TASK DIRECTIONS: Once the pictures are set aside, transcribe the remaining data exactly.

SUPPLIED INFORMATION:
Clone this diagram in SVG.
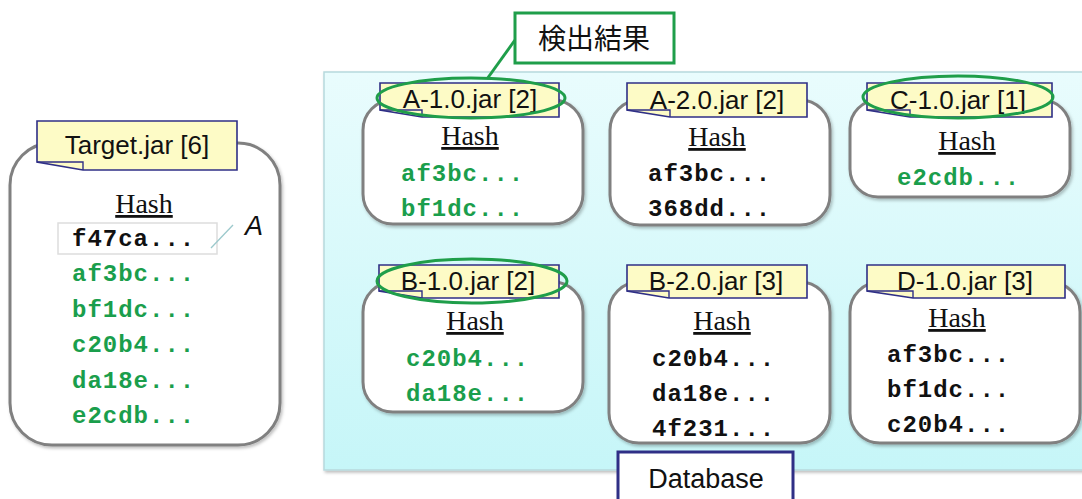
<svg xmlns="http://www.w3.org/2000/svg" width="1082" height="499" viewBox="0 0 1082 499">
  <defs>
    <linearGradient id="dbFill" x1="0" y1="0" x2="0" y2="1">
      <stop offset="0" stop-color="#e9fcfd"/>
      <stop offset="1" stop-color="#c6f6f8"/>
    </linearGradient>
    <filter id="shadow" x="-10%" y="-10%" width="125%" height="125%">
      <feDropShadow dx="1.5" dy="2" stdDeviation="1.5" flood-color="#000" flood-opacity="0.25"/>
    </filter>
    <style>
      .box { fill: #ffffff; stroke: #808080; stroke-width: 3; filter: url(#shadow); }
      .tag { fill: #fdfbc6; stroke: #2f2f86; stroke-width: 1.6; stroke-linejoin: miter; }
      .fold { fill: none; stroke: #2f2f86; stroke-width: 1.4; }
      .tagtxt { font-family: "Liberation Sans", Arial, sans-serif; font-size: 26px; fill: #111; text-anchor: middle; }
      .hash { font-family: "Liberation Serif", "Times New Roman", serif; font-size: 28px; fill: #111; text-anchor: middle; text-decoration: underline; }
      .h { font-family: "Liberation Mono", "Courier New", monospace; font-size: 24px; font-weight: bold; letter-spacing: 1px; fill: #111; }
      .g { fill: #1a9e4c; }
      .hit { fill: none; stroke: #1f9e4a; stroke-width: 3; }
    </style>
  </defs>

  <rect width="1082" height="499" fill="#ffffff"/>

  <!-- database area -->
  <g id="database-area">
    <rect x="324" y="72" width="770" height="398" fill="url(#dbFill)" stroke="#b7d9dd" stroke-width="1.5" filter="url(#shadow)"/>
  </g>

  <!-- connectors -->
  <g id="connectors">
    <line x1="515" y1="40" x2="487" y2="79" stroke="#1f9e4a" stroke-width="3"/>
  </g>

  <!-- Target.jar -->
  <g id="target">
    <rect class="box" x="10" y="143" width="270" height="302" rx="42"/>
    <polygon class="tag" points="37,121 237,121 237,170 83,170 37,162"/>
    <polyline class="fold" points="37,162 83,162 83,170"/>
    <text class="tagtxt" x="137" y="154">Target.jar [6]</text>
    <text class="hash" x="144" y="213">Hash</text>
    <rect x="58" y="223" width="159" height="31" fill="#ffffff" stroke="#dddddd" stroke-width="1.5"/>
    <line x1="211" y1="248" x2="233" y2="225" stroke="#9cc9cc" stroke-width="1.3"/>
    <text x="245" y="235" font-family="Liberation Sans, Arial, sans-serif" font-size="27" font-style="italic" fill="#111">A</text>
    <text class="h" x="72" y="246">f47ca...</text>
    <text class="h g" x="72" y="281">af3bc...</text>
    <text class="h g" x="72" y="317">bf1dc...</text>
    <text class="h g" x="72" y="352">c20b4...</text>
    <text class="h g" x="72" y="388">da18e...</text>
    <text class="h g" x="72" y="423">e2cdb...</text>
  </g>

  <!-- A-1.0.jar -->
  <g id="a-1-0">
    <rect class="box" x="363" y="100" width="220" height="124" rx="30"/>
    <polygon class="tag" points="380,83 559,83 559,117 422,117 380,110"/>
    <polyline class="fold" points="380,110 422,110 422,117"/>
    <text class="tagtxt" x="470" y="108">A-1.0.jar [2]</text>
    <ellipse class="hit" cx="471" cy="98" rx="94" ry="20"/>
    <text class="hash" x="470" y="145">Hash</text>
    <text class="h g" x="401" y="181">af3bc...</text>
    <text class="h g" x="401" y="216">bf1dc...</text>
  </g>

  <!-- A-2.0.jar -->
  <g id="a-2-0">
    <rect class="box" x="610" y="100" width="220" height="125" rx="30"/>
    <polygon class="tag" points="627,83 807,83 807,117 670,117 627,110"/>
    <polyline class="fold" points="627,110 670,110 670,117"/>
    <text class="tagtxt" x="717" y="109">A-2.0.jar [2]</text>
    <text class="hash" x="717" y="146">Hash</text>
    <text class="h" x="648" y="181">af3bc...</text>
    <text class="h" x="648" y="216">368dd...</text>
  </g>

  <!-- C-1.0.jar -->
  <g id="c-1-0">
    <rect class="box" x="850" y="100" width="220" height="97" rx="28"/>
    <polygon class="tag" points="867,83 1052,83 1052,117 910,117 867,110"/>
    <polyline class="fold" points="867,110 910,110 910,117"/>
    <text class="tagtxt" x="958" y="109">C-1.0.jar [1]</text>
    <ellipse class="hit" cx="958" cy="97" rx="95" ry="21"/>
    <text class="hash" x="967" y="150">Hash</text>
    <text class="h g" x="897" y="185">e2cdb...</text>
  </g>

  <!-- B-1.0.jar -->
  <g id="b-1-0">
    <rect class="box" x="363" y="282" width="220" height="130" rx="30"/>
    <polygon class="tag" points="379,265 559,265 559,298 422,298 379,291"/>
    <polyline class="fold" points="379,291 422,291 422,298"/>
    <text class="tagtxt" x="468" y="290">B-1.0.jar [2]</text>
    <ellipse class="hit" cx="472" cy="281" rx="95" ry="22"/>
    <text class="hash" x="475" y="330">Hash</text>
    <text class="h g" x="406" y="366">c20b4...</text>
    <text class="h g" x="406" y="401">da18e...</text>
  </g>

  <!-- B-2.0.jar -->
  <g id="b-2-0">
    <rect class="box" x="609" y="282" width="221" height="161" rx="30"/>
    <polygon class="tag" points="627,265 807,265 807,298 669,298 627,291"/>
    <polyline class="fold" points="627,291 669,291 669,298"/>
    <text class="tagtxt" x="716" y="290">B-2.0.jar [3]</text>
    <text class="hash" x="722" y="330">Hash</text>
    <text class="h" x="652" y="366">c20b4...</text>
    <text class="h" x="652" y="401">da18e...</text>
    <text class="h" x="652" y="436">4f231...</text>
  </g>

  <!-- D-1.0.jar -->
  <g id="d-1-0">
    <rect class="box" x="850" y="282" width="230" height="161" rx="30"/>
    <polygon class="tag" points="867,265 1065,265 1065,298 913,298 867,291"/>
    <polyline class="fold" points="867,291 913,291 913,298"/>
    <text class="tagtxt" x="965" y="290">D-1.0.jar [3]</text>
    <text class="hash" x="957" y="327">Hash</text>
    <text class="h" x="887" y="362">af3bc...</text>
    <text class="h" x="887" y="397">bf1dc...</text>
    <text class="h" x="887" y="432">c20b4...</text>
  </g>

  <!-- Database tab -->
  <g id="database-label">
    <rect x="618" y="452" width="175" height="60" fill="#ffffff" stroke="#2f2f86" stroke-width="3"/>
    <text x="706" y="488" font-family="Liberation Sans, Arial, sans-serif" font-size="27" fill="#111" text-anchor="middle">Database</text>
  </g>

  <!-- detection result callout -->
  <g id="result-callout">
    <rect x="515" y="13" width="159" height="50" fill="#ffffff" stroke="#1f9e4a" stroke-width="3"/>
    <text x="594" y="49" font-family="Liberation Sans, 'Noto Sans CJK JP', sans-serif" font-size="28" fill="#111" text-anchor="middle">検出結果</text>
  </g>
</svg>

THE OUTPUT:
Clone this diagram in SVG.
<svg xmlns="http://www.w3.org/2000/svg" width="1082" height="499" viewBox="0 0 1082 499">
  <defs>
    <linearGradient id="dbFill" x1="0" y1="0" x2="0" y2="1">
      <stop offset="0" stop-color="#e9fcfd"/>
      <stop offset="1" stop-color="#c6f6f8"/>
    </linearGradient>
    <filter id="shadow" x="-10%" y="-10%" width="125%" height="125%">
      <feDropShadow dx="1.5" dy="2" stdDeviation="1.5" flood-color="#000" flood-opacity="0.25"/>
    </filter>
    <style>
      .box { fill: #ffffff; stroke: #808080; stroke-width: 3; filter: url(#shadow); }
      .tag { fill: #fdfbc6; stroke: #2f2f86; stroke-width: 1.6; stroke-linejoin: miter; }
      .fold { fill: none; stroke: #2f2f86; stroke-width: 1.4; }
      .tagtxt { font-family: "Liberation Sans", Arial, sans-serif; font-size: 26px; fill: #111; text-anchor: middle; }
      .hash { font-family: "Liberation Serif", "Times New Roman", serif; font-size: 28px; fill: #111; text-anchor: middle; text-decoration: underline; }
      .h { font-family: "Liberation Mono", "Courier New", monospace; font-size: 24px; font-weight: bold; letter-spacing: 1px; fill: #111; }
      .g { fill: #1a9e4c; }
      .hit { fill: none; stroke: #1f9e4a; stroke-width: 3; }
    </style>
  </defs>

  <rect width="1082" height="499" fill="#ffffff"/>

  <!-- database area -->
  <g id="database-area">
    <rect x="324" y="72" width="770" height="398" fill="url(#dbFill)" stroke="#b7d9dd" stroke-width="1.5" filter="url(#shadow)"/>
  </g>

  <!-- connectors -->
  <g id="connectors">
    <line x1="515" y1="40" x2="487" y2="79" stroke="#1f9e4a" stroke-width="3"/>
  </g>

  <!-- Target.jar -->
  <g id="target">
    <rect class="box" x="10" y="143" width="270" height="302" rx="42"/>
    <polygon class="tag" points="37,121 237,121 237,170 83,170 37,162"/>
    <polyline class="fold" points="37,162 83,162 83,170"/>
    <text class="tagtxt" x="137" y="154">Target.jar [6]</text>
    <text class="hash" x="144" y="213">Hash</text>
    <rect x="58" y="223" width="159" height="31" fill="#ffffff" stroke="#dddddd" stroke-width="1.5"/>
    <line x1="211" y1="248" x2="233" y2="225" stroke="#9cc9cc" stroke-width="1.3"/>
    <text x="245" y="235" font-family="Liberation Sans, Arial, sans-serif" font-size="27" font-style="italic" fill="#111">A</text>
    <text class="h" x="72" y="246">f47ca...</text>
    <text class="h g" x="72" y="281">af3bc...</text>
    <text class="h g" x="72" y="317">bf1dc...</text>
    <text class="h g" x="72" y="352">c20b4...</text>
    <text class="h g" x="72" y="388">da18e...</text>
    <text class="h g" x="72" y="423">e2cdb...</text>
  </g>

  <!-- A-1.0.jar -->
  <g id="a-1-0">
    <rect class="box" x="363" y="100" width="220" height="124" rx="30"/>
    <polygon class="tag" points="380,83 559,83 559,117 422,117 380,110"/>
    <polyline class="fold" points="380,110 422,110 422,117"/>
    <text class="tagtxt" x="470" y="108">A-1.0.jar [2]</text>
    <ellipse class="hit" cx="471" cy="98" rx="94" ry="20"/>
    <text class="hash" x="470" y="145">Hash</text>
    <text class="h g" x="401" y="181">af3bc...</text>
    <text class="h g" x="401" y="216">bf1dc...</text>
  </g>

  <!-- A-2.0.jar -->
  <g id="a-2-0">
    <rect class="box" x="610" y="100" width="220" height="125" rx="30"/>
    <polygon class="tag" points="627,83 807,83 807,117 670,117 627,110"/>
    <polyline class="fold" points="627,110 670,110 670,117"/>
    <text class="tagtxt" x="717" y="109">A-2.0.jar [2]</text>
    <text class="hash" x="717" y="146">Hash</text>
    <text class="h" x="648" y="181">af3bc...</text>
    <text class="h" x="648" y="216">368dd...</text>
  </g>

  <!-- C-1.0.jar -->
  <g id="c-1-0">
    <rect class="box" x="850" y="100" width="220" height="97" rx="28"/>
    <polygon class="tag" points="867,83 1052,83 1052,117 910,117 867,110"/>
    <polyline class="fold" points="867,110 910,110 910,117"/>
    <text class="tagtxt" x="958" y="109">C-1.0.jar [1]</text>
    <ellipse class="hit" cx="958" cy="97" rx="95" ry="21"/>
    <text class="hash" x="967" y="150">Hash</text>
    <text class="h g" x="897" y="185">e2cdb...</text>
  </g>

  <!-- B-1.0.jar -->
  <g id="b-1-0">
    <rect class="box" x="363" y="282" width="220" height="130" rx="30"/>
    <polygon class="tag" points="379,265 559,265 559,298 422,298 379,291"/>
    <polyline class="fold" points="379,291 422,291 422,298"/>
    <text class="tagtxt" x="468" y="290">B-1.0.jar [2]</text>
    <ellipse class="hit" cx="472" cy="281" rx="95" ry="22"/>
    <text class="hash" x="475" y="330">Hash</text>
    <text class="h g" x="406" y="366">c20b4...</text>
    <text class="h g" x="406" y="401">da18e...</text>
  </g>

  <!-- B-2.0.jar -->
  <g id="b-2-0">
    <rect class="box" x="609" y="282" width="221" height="161" rx="30"/>
    <polygon class="tag" points="627,265 807,265 807,298 669,298 627,291"/>
    <polyline class="fold" points="627,291 669,291 669,298"/>
    <text class="tagtxt" x="716" y="290">B-2.0.jar [3]</text>
    <text class="hash" x="722" y="330">Hash</text>
    <text class="h" x="652" y="366">c20b4...</text>
    <text class="h" x="652" y="401">da18e...</text>
    <text class="h" x="652" y="436">4f231...</text>
  </g>

  <!-- D-1.0.jar -->
  <g id="d-1-0">
    <rect class="box" x="850" y="282" width="230" height="161" rx="30"/>
    <polygon class="tag" points="867,265 1065,265 1065,298 913,298 867,291"/>
    <polyline class="fold" points="867,291 913,291 913,298"/>
    <text class="tagtxt" x="965" y="290">D-1.0.jar [3]</text>
    <text class="hash" x="957" y="327">Hash</text>
    <text class="h" x="887" y="362">af3bc...</text>
    <text class="h" x="887" y="397">bf1dc...</text>
    <text class="h" x="887" y="432">c20b4...</text>
  </g>

  <!-- Database tab -->
  <g id="database-label">
    <rect x="618" y="452" width="175" height="60" fill="#ffffff" stroke="#2f2f86" stroke-width="3"/>
    <text x="706" y="488" font-family="Liberation Sans, Arial, sans-serif" font-size="27" fill="#111" text-anchor="middle">Database</text>
  </g>

  <!-- detection result callout -->
  <g id="result-callout">
    <rect x="515" y="13" width="159" height="50" fill="#ffffff" stroke="#1f9e4a" stroke-width="3"/>
    <text x="594" y="49" font-family="Liberation Sans, 'Noto Sans CJK JP', sans-serif" font-size="28" fill="#111" text-anchor="middle">検出結果</text>
  </g>
</svg>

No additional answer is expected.